Artificial Intransigence

Guardian, 24 June 2004

You may remember Jim Wightman. He claimed to have written a piece of chat software that could pass itself off as a real child in a chatroom, and identify internet paedophiles by their behaviour. To say this was thought highly dubious is an understatement: the software, if it existed, would have been ten years ahead of everything written by huge teams of AI academics; he offered to let us see the software working, and then refused; and the NSPCC and Barnardo’s distanced themselves from his ideas about monitoring children’s activities, partly because he has no child-protection background. Embarrassingly, New Scientist accepted his claims uncritically, and the BBC and others followed suit, although New Scientist did, after two pieces here, remove its glowing article about him from its website.
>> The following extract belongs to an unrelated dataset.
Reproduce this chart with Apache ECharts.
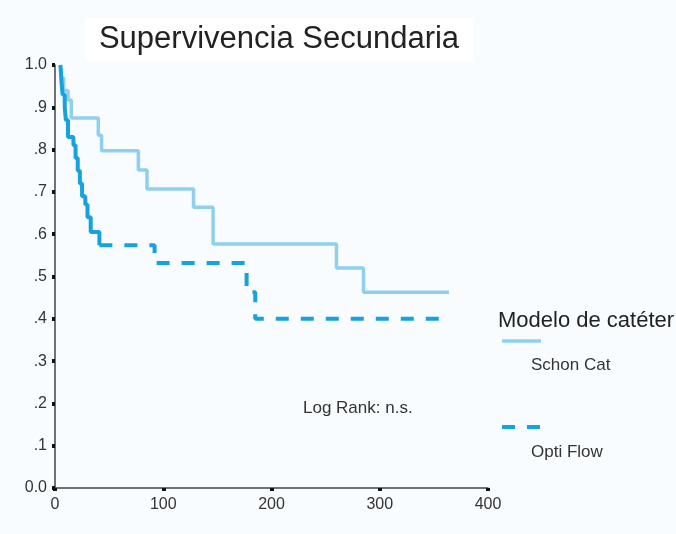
<!DOCTYPE html>
<html><head><meta charset="utf-8">
<script src="https://cdn.jsdelivr.net/npm/echarts@6/dist/echarts.min.js"></script>
<style>html,body{margin:0;padding:0;background:#f8fcfe}#c{width:676px;height:534px}</style>
</head><body><div id="c"></div>
<script>
const xTicks = [0, 100, 200, 300, 400];
const yTickLabels = ['0.0', '.1', '.2', '.3', '.4', '.5', '.6', '.7', '.8', '.9', '1.0'];
const seriesNames = ['Schon Cat', 'Opti Flow'];
// Kaplan-Meier steps: [time, survival]
const schonCat = [[5,1.0],[6,0.97],[8,0.94],[12,0.917],[15,0.875],[40,0.834],[43,0.797],[77,0.752],[85,0.707],[128,0.664],[146,0.577],[260,0.52],[285,0.463],[364,0.463]];
const optiFlow = [[5,1.0],[6,0.96],[7,0.93],[9,0.90],[10,0.87],[12,0.83],[17,0.81],[19,0.78],[21,0.75],[23,0.72],[25,0.69],[28,0.67],[30,0.64],[33,0.605],[41,0.574],[92,0.532],[177,0.463],[185,0.40],[358,0.40]];

const splitT = 41;
const optiEarly = optiFlow.filter(d => d[0] <= splitT);
const optiLate = optiFlow.filter(d => d[0] >= splitT);

const chart = echarts.init(document.getElementById('c'), null, {renderer:'canvas'});
const font = 'Liberation Sans, Arial, sans-serif';
const darkBlue = '#17a2dd', lightBlue = '#8fd0f0';
chart.setOption({
  backgroundColor: '#f8fcfe',
  animation: false,
  title: {
    text: 'Supervivencia Secundaria', left: 265, top: 18, textAlign: 'center',
    textStyle: {fontFamily: font, fontSize: 31, fontWeight: 'normal', color: '#222'},
    backgroundColor: '#ffffff', padding: [6, 14]
  },
  grid: {left: 55, top: 65, right: 188, bottom: 46},
  xAxis: {
    type: 'value', min: 0, max: 400, interval: 100,
    axisLine: {show: true, lineStyle: {color: '#444', width: 1.5}},
    axisTick: {show: true, length: 3, lineStyle: {color: '#111', width: 4}},
    splitLine: {show: false},
    axisLabel: {fontFamily: font, fontSize: 16, color: '#333', margin: 9,
      formatter: v => xTicks.includes(v) ? String(v) : ''}
  },
  yAxis: {
    type: 'value', min: 0, max: 1, interval: 0.1,
    axisLine: {show: true, lineStyle: {color: '#444', width: 1.5}},
    axisTick: {show: true, length: 3, lineStyle: {color: '#111', width: 4}},
    splitLine: {show: false},
    axisLabel: {fontFamily: font, fontSize: 16, color: '#333', margin: 8,
      formatter: v => yTickLabels[Math.round(v * 10)]}
  },
  series: [
    {name: seriesNames[0], type: 'line', step: 'end', data: schonCat, showSymbol: false,
     lineStyle: {color: lightBlue, width: 3.5}, z: 2},
    {name: seriesNames[1], type: 'line', step: 'end', data: optiEarly, showSymbol: false,
     lineStyle: {color: darkBlue, width: 4}, z: 3},
    {name: seriesNames[1], type: 'line', step: 'end', data: optiLate, showSymbol: false,
     lineStyle: {color: darkBlue, width: 4, type: [13, 12]}, z: 3}
  ],
  graphic: [
    {type: 'text', left: 303, top: 400, style: {text: 'Log Rank: n.s.', font: '17px ' + font, fill: '#333'}},
    {type: 'text', left: 498, top: 310, style: {text: 'Modelo de catéter', font: '22px ' + font, fill: '#222'}},
    {type: 'line', shape: {x1: 502, y1: 341, x2: 541, y2: 341}, style: {stroke: lightBlue, lineWidth: 3.5}},
    {type: 'text', left: 531, top: 357, style: {text: seriesNames[0], font: '17px ' + font, fill: '#333'}},
    {type: 'line', shape: {x1: 502, y1: 427, x2: 541, y2: 427}, style: {stroke: darkBlue, lineWidth: 4, lineDash: [13, 12]}},
    {type: 'text', left: 531, top: 444, style: {text: seriesNames[1], font: '17px ' + font, fill: '#333'}}
  ]
});
</script></body></html>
Now they’re back with Wightman. Here’s what happened. New Scientist visited Jim at home with two AI academics to chat with the program. In previous ‘test conversations’ over the web – where experimenters couldn’t tell if the computer was working alone – the program gave highly sophisticated answers, albeit after a rather long delay (almost as if someone was typing them). This time, running on a machine in the room, with Jim present, it instantly gave rubbish computer-generated responses, that were nothing like those in the previous transcripts. In fact, it gave the very same answers that ‘Alice’ – an old and not very sophisticated AI program written by somebody else, not Wightman – gave in subsequent tests. Then Wightman offered to show them the code. But suddenly, and inexplicably, the power to Jim’s whole house went off. The test was over.

Did New Scientist finally give it up? No. ‘New Scientist can still provide no definitive proof of Wightman’s claims, but looks forward to a return visit when the complete ChatNannies software is available for testing.’ Please. Did it ask Wightman about his claim to have a seven-figure offer from an American corporation which had ‘full independent testing performed on the AI and are confident of its validity and effecacy [sic]’? He was, apparently, quite capable of giving them a proper demonstration. Did it quiz Wightman on his previous false claims about writing software, or any of the other issues Bad Science raised? No. To those of us brought up loving the great institution of New Scientist this is – as Tibor Fischer said in that famous book review – a bit like bouncing out of the classroom at breaktime, only to catch your favourite uncle masturbating in the school playground.